General information
- Location: Main Street and Liberty Drive, Wheaton, Illinois, United States

History
- Opened: August 25, 1902
- Closed: July 3, 1957

Former services
| Preceding station | Chicago Aurora and Elgin Railroad |  |  | Following station |
| Terminus |  | Main Line |  | College Avenue toward Chicago |
| Wesley Street toward Elgin |  | Elgin Branch |  | Terminus |
| Chicago Avenue toward Aurora |  | Aurora Branch |  |

= Wheaton station (Chicago Aurora and Elgin Railroad) =

Former rail station in Wheaton, Illinois

Wheaton, located in Wheaton, Illinois, was the western terminus of the Chicago Aurora and Elgin Railroad's main line, after which it split into two branches bound for Aurora and Elgin. It opened in 1902 alongside the rest of what was then called the "Aurora Elgin and Chicago Railroad" (AE&C), which at the time only extended eastward to 52nd Avenue in Chicago.

==History==
The right of way acquired by the AE&C ended up paralleling that of the Chicago and North Western (C&NW, the modern-day Union Pacific West Line), and it was decided to construct its Wheaton station adjacent to the C&NW's station. The AE&C, including Wheaton station, opened on August 25, 1902. The Elgin branch of the AE&C opened in 1903.

The AE&C quickly grew and the station was expanded in 1911. The AE&C became the CA&E in the 1920s.

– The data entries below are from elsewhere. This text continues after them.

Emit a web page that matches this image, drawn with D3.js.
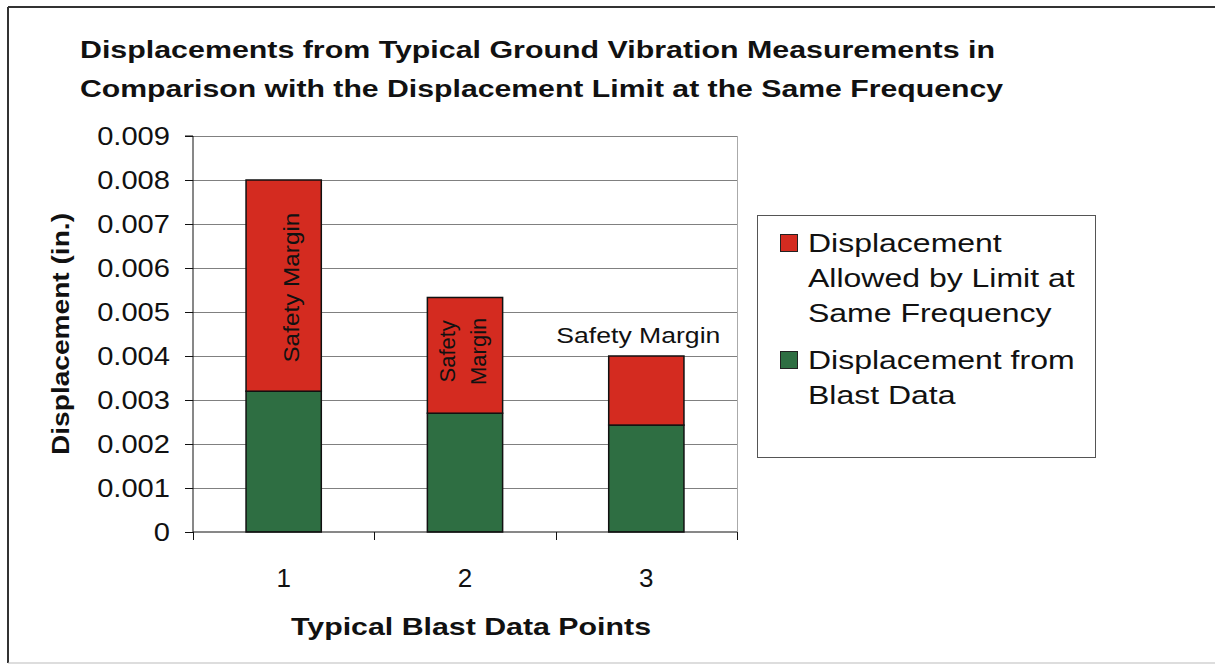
<!DOCTYPE html>
<html><head><meta charset="utf-8">
<script src="https://cdn.jsdelivr.net/npm/d3@7"></script>
<style>body{margin:0;background:#fff;}svg{display:block;font-family:"Liberation Sans",Arial,sans-serif;}</style>
</head><body>
<svg id="chart" width="1215" height="669"></svg>
<script>
const categories = ["1", "2", "3"];
const blastDisplacement = [0.0032, 0.0027, 0.00243];
const limitDisplacement = [0.008, 0.00533, 0.004];
const yTicks = [0, 0.001, 0.002, 0.003, 0.004, 0.005, 0.006, 0.007, 0.008, 0.009];
const yTickLabels = ["0", "0.001", "0.002", "0.003", "0.004", "0.005", "0.006", "0.007", "0.008", "0.009"];
const seriesNames = ["Displacement from Blast Data", "Displacement Allowed by Limit at Same Frequency"];
const titleLines = ["Displacements from Typical Ground Vibration Measurements in", "Comparison with the Displacement Limit at the Same Frequency"];

const svg = d3.select("#chart");
const red = "#d42b20", green = "#2e6e42";
const FONT = "Liberation Sans, Arial, sans-serif";

function stretch(sel, k) {
  sel.each(function() {
    const w = this.getComputedTextLength();
    d3.select(this).attr("textLength", w * k).attr("lengthAdjust", "spacingAndGlyphs");
  });
}

// outer frame
svg.append("line").attr("x1",8).attr("x2",1215).attr("y1",7).attr("y2",7).attr("stroke","#333").attr("stroke-width",2);
svg.append("line").attr("x1",8).attr("x2",8).attr("y1",7).attr("y2",663).attr("stroke","#333").attr("stroke-width",2);
svg.append("line").attr("x1",8).attr("x2",1215).attr("y1",663).attr("y2",663).attr("stroke","#bbb").attr("stroke-width",1);

const L = 193, R = 737, T = 136, B = 532;
const x = d3.scaleBand().domain(categories).range([L, R]).paddingInner(0.585).paddingOuter(0.2925);
const y = d3.scaleLinear().domain([0, 0.009]).range([B, T]);

// gridlines
svg.append("g").selectAll("line").data(yTicks.filter(d=>d>0)).join("line")
  .attr("x1", L).attr("x2", R).attr("y1", d=>Math.round(y(d))+0.5).attr("y2", d=>Math.round(y(d))+0.5)
  .attr("stroke","#808080").attr("stroke-width",1);
svg.append("line").attr("x1",R+0.5).attr("x2",R+0.5).attr("y1",T).attr("y2",B).attr("stroke","#aaa");

// bars
const bars = svg.append("g");
categories.forEach((c,i)=>{
  bars.append("rect").attr("x", x(c)).attr("width", x.bandwidth())
    .attr("y", y(blastDisplacement[i])).attr("height", y(0)-y(blastDisplacement[i]))
    .attr("fill", green).attr("stroke","#111").attr("stroke-width",1.5);
  bars.append("rect").attr("x", x(c)).attr("width", x.bandwidth())
    .attr("y", y(limitDisplacement[i])).attr("height", y(blastDisplacement[i])-y(limitDisplacement[i]))
    .attr("fill", red).attr("stroke","#111").attr("stroke-width",1.5);
});

// axes
const yAxis = d3.axisLeft(y).tickValues(yTicks).tickFormat((d,i)=>yTickLabels[i]).tickSize(8).tickPadding(15);
const gy = svg.append("g").attr("transform",`translate(${L},0)`).call(yAxis);
gy.select(".domain").attr("stroke","#111").attr("d",`M-8,${T}H0V${B}`);
gy.selectAll(".tick line").attr("stroke","#111");
gy.selectAll(".tick text").attr("font-size",26).attr("fill","#111").attr("font-family",FONT);
stretch(gy.selectAll(".tick text"), 1.12);

const xAxis = d3.axisBottom(x).tickSize(0).tickPadding(37);
const gx = svg.append("g").attr("transform",`translate(0,${B})`).call(xAxis);
gx.select(".domain").attr("stroke","#111").attr("d",`M${L},0H${R}`);
gx.selectAll(".tick text").attr("font-size",26).attr("fill","#111").attr("font-family",FONT);
const sepTicks = categories.map(c=> x(c) - x.step()*x.paddingInner()/2).slice(1).concat([L, R]);
svg.append("g").selectAll("line").data(sepTicks).join("line")
  .attr("x1",d=>Math.round(d)+0.5).attr("x2",d=>Math.round(d)+0.5).attr("y1",B).attr("y2",B+8).attr("stroke","#111");

// titles
const titleW = [915, 923];
svg.append("g").selectAll("text").data(titleLines).join("text")
  .attr("x",80).attr("y",(d,i)=>58+i*39).attr("font-size",23.5).attr("font-weight","bold").attr("fill","#111")
  .attr("textLength",(d,i)=>titleW[i]).attr("lengthAdjust","spacingAndGlyphs")
  .text(d=>d);
svg.append("text").attr("transform","translate(69,334) rotate(-90)").attr("text-anchor","middle")
  .attr("font-size",24).attr("font-weight","bold").attr("fill","#111")
  .attr("textLength",242).attr("lengthAdjust","spacingAndGlyphs").text("Displacement (in.)");
svg.append("text").attr("x",471).attr("y",635).attr("text-anchor","middle")
  .attr("font-size",24).attr("font-weight","bold").attr("fill","#111")
  .attr("textLength",360).attr("lengthAdjust","spacingAndGlyphs").text("Typical Blast Data Points");

// Safety margin labels
const cx = c => x(c) + x.bandwidth()/2;
svg.append("text").attr("transform",`translate(${cx("1")+15},${(y(limitDisplacement[0])+y(blastDisplacement[0]))/2 + 2}) rotate(-90)`)
  .attr("text-anchor","middle").attr("font-size",22).attr("fill","#111")
  .attr("textLength",150).attr("lengthAdjust","spacingAndGlyphs").text("Safety Margin");
const t2 = svg.append("text").attr("transform",`translate(${cx("2")-10},${(y(limitDisplacement[1])+y(blastDisplacement[1]))/2 - 4}) rotate(-90)`)
  .attr("text-anchor","middle").attr("font-size",22).attr("fill","#111");
t2.append("tspan").attr("x",0).attr("y",0).text("Safety");
t2.append("tspan").attr("x",0).attr("y",31).text("Margin");
svg.append("text").attr("x",cx("3")-8).attr("y",y(limitDisplacement[2])-13).attr("text-anchor","middle")
  .attr("font-size",22).attr("fill","#111").attr("textLength",164).attr("lengthAdjust","spacingAndGlyphs").text("Safety Margin");

// legend
const lg = svg.append("g");
lg.append("rect").attr("x",757.5).attr("y",215.5).attr("width",338).attr("height",242).attr("fill","#fff").attr("stroke","#555");
const legendItems = [
  {name: seriesNames[1], color: red, lines:["Displacement","Allowed by Limit at","Same Frequency"], y0:252},
  {name: seriesNames[0], color: green, lines:["Displacement from","Blast Data"], y0:369}
];
legendItems.forEach(it=>{
  lg.append("rect").attr("x",780.5).attr("y",it.y0-17.5).attr("width",17).attr("height",17)
    .attr("fill",it.color).attr("stroke","#222").attr("stroke-width",1);
  const t = lg.append("text").attr("font-size",26).attr("fill","#111");
  it.lines.forEach((ln,j)=> t.append("tspan").attr("x",808).attr("y",it.y0+j*35).text(ln));
});
stretch(lg.selectAll("tspan"), 1.23);
</script>
</body></html>
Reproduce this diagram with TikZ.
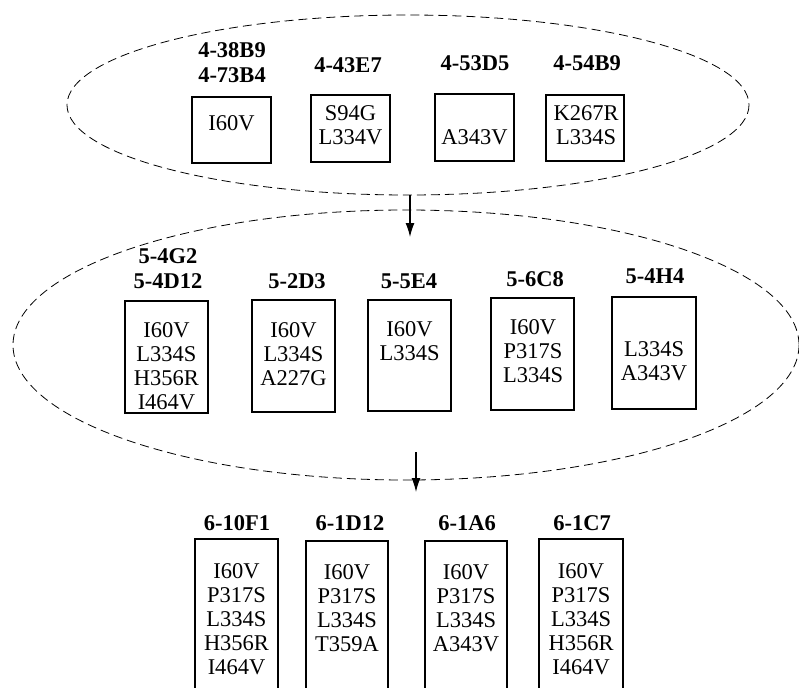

===Closure and demolition===
Having been rendered unprofitable by developments in the 1950s, the CA&E closed passenger service on the afternoon of July 3, 1957. The railroad decided to rent out its stations afterwards; Wheaton was leased to the DuPage County Democratic Party, whose headquarters it served. It was later demolished.

==Station details==
The 1911 station was designed by H. R. Wilson and Company. Radiators were placed in each corner of the station house during the winter to warm it up to 75 F. Between 1903 and 1914, trains left Chicago alternating between Aurora and Elgin; afterwards, trains proceeded west to Wheaton, where they were split with the front halves going to Aurora and the rear halves going to Elgin.